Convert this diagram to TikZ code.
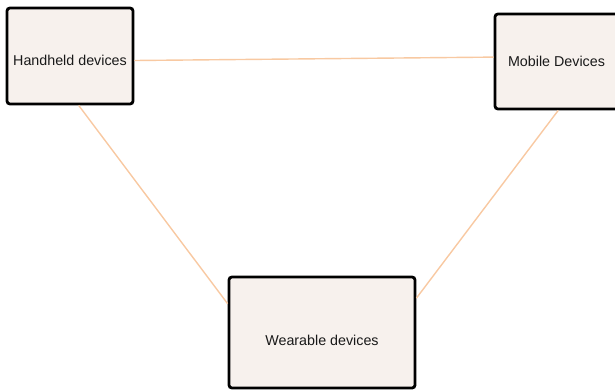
\documentclass[tikz,border=0pt]{standalone}
\usepackage{fontspec}
\setmainfont{Liberation Sans}
\usetikzlibrary{calc}

\definecolor{boxfill}{RGB}{247,241,237}
\definecolor{linkpeach}{RGB}{248,201,162}
\definecolor{textgray}{RGB}{25,25,25}

\begin{document}
\begin{tikzpicture}[
    x=0.03cm, y=-0.03cm,
    device/.style={rectangle, draw=black, line width=2.4pt, rounded corners=2.5pt,
      fill=boxfill, inner sep=0pt, text=textgray,
      font=\fontsize{12.2}{14}\selectfont},
    link/.style={draw=linkpeach, line width=1.2pt}
  ]
  \useasboundingbox (0,0) rectangle (615,389);

  % devices
  \node[device, minimum width=3.78cm, minimum height=2.88cm, text height=0.54cm, text depth=0cm] (hand) at (70,56) {Handheld devices};
  \node[device, minimum width=3.69cm, minimum height=2.85cm] (mob) at (556.5,61.5) {Mobile Devices};
  \node[device, minimum width=5.58cm, minimum height=3.33cm, text height=0.75cm, text depth=0cm] (wear) at (322,332.5) {Wearable devices};

  % links
  \draw[link] (hand.-4) -- (mob.176);
  \draw[link] (hand.-80) -- (wear.163);
  \draw[link] (mob.-88) -- (wear.20);
\end{tikzpicture}
\end{document}
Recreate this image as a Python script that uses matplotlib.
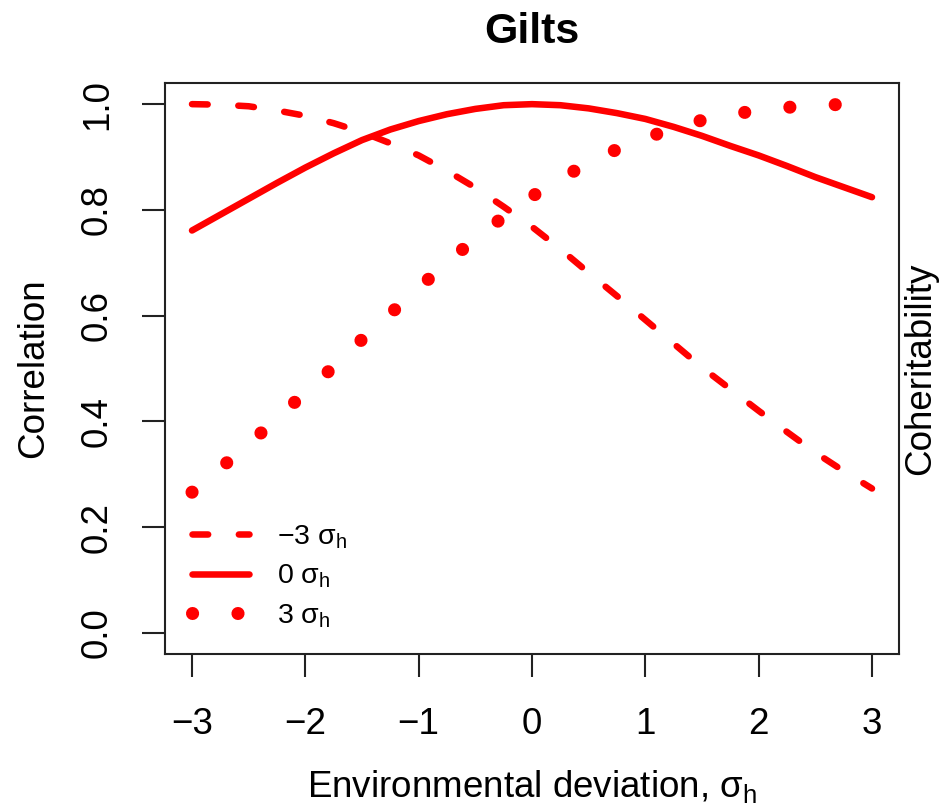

Given exercise: Copy all the records above exactly, but leave out the pictures.

Correct answer:
Convert this diagram to TikZ code.
\documentclass[tikz,border=0pt]{standalone}
\usepackage{fontspec}
\setmainfont{Liberation Sans}
\usetikzlibrary{calc}

\definecolor{boxfill}{RGB}{247,241,237}
\definecolor{linkpeach}{RGB}{248,201,162}
\definecolor{textgray}{RGB}{25,25,25}

\begin{document}
\begin{tikzpicture}[
    x=0.03cm, y=-0.03cm,
    device/.style={rectangle, draw=black, line width=2.4pt, rounded corners=2.5pt,
      fill=boxfill, inner sep=0pt, text=textgray,
      font=\fontsize{12.2}{14}\selectfont},
    link/.style={draw=linkpeach, line width=1.2pt}
  ]
  \useasboundingbox (0,0) rectangle (615,389);

  % devices
  \node[device, minimum width=3.78cm, minimum height=2.88cm, text height=0.54cm, text depth=0cm] (hand) at (70,56) {Handheld devices};
  \node[device, minimum width=3.69cm, minimum height=2.85cm] (mob) at (556.5,61.5) {Mobile Devices};
  \node[device, minimum width=5.58cm, minimum height=3.33cm, text height=0.75cm, text depth=0cm] (wear) at (322,332.5) {Wearable devices};

  % links
  \draw[link] (hand.-4) -- (mob.176);
  \draw[link] (hand.-80) -- (wear.163);
  \draw[link] (mob.-88) -- (wear.20);
\end{tikzpicture}
\end{document}
Recreate this image as a Python script that uses matplotlib.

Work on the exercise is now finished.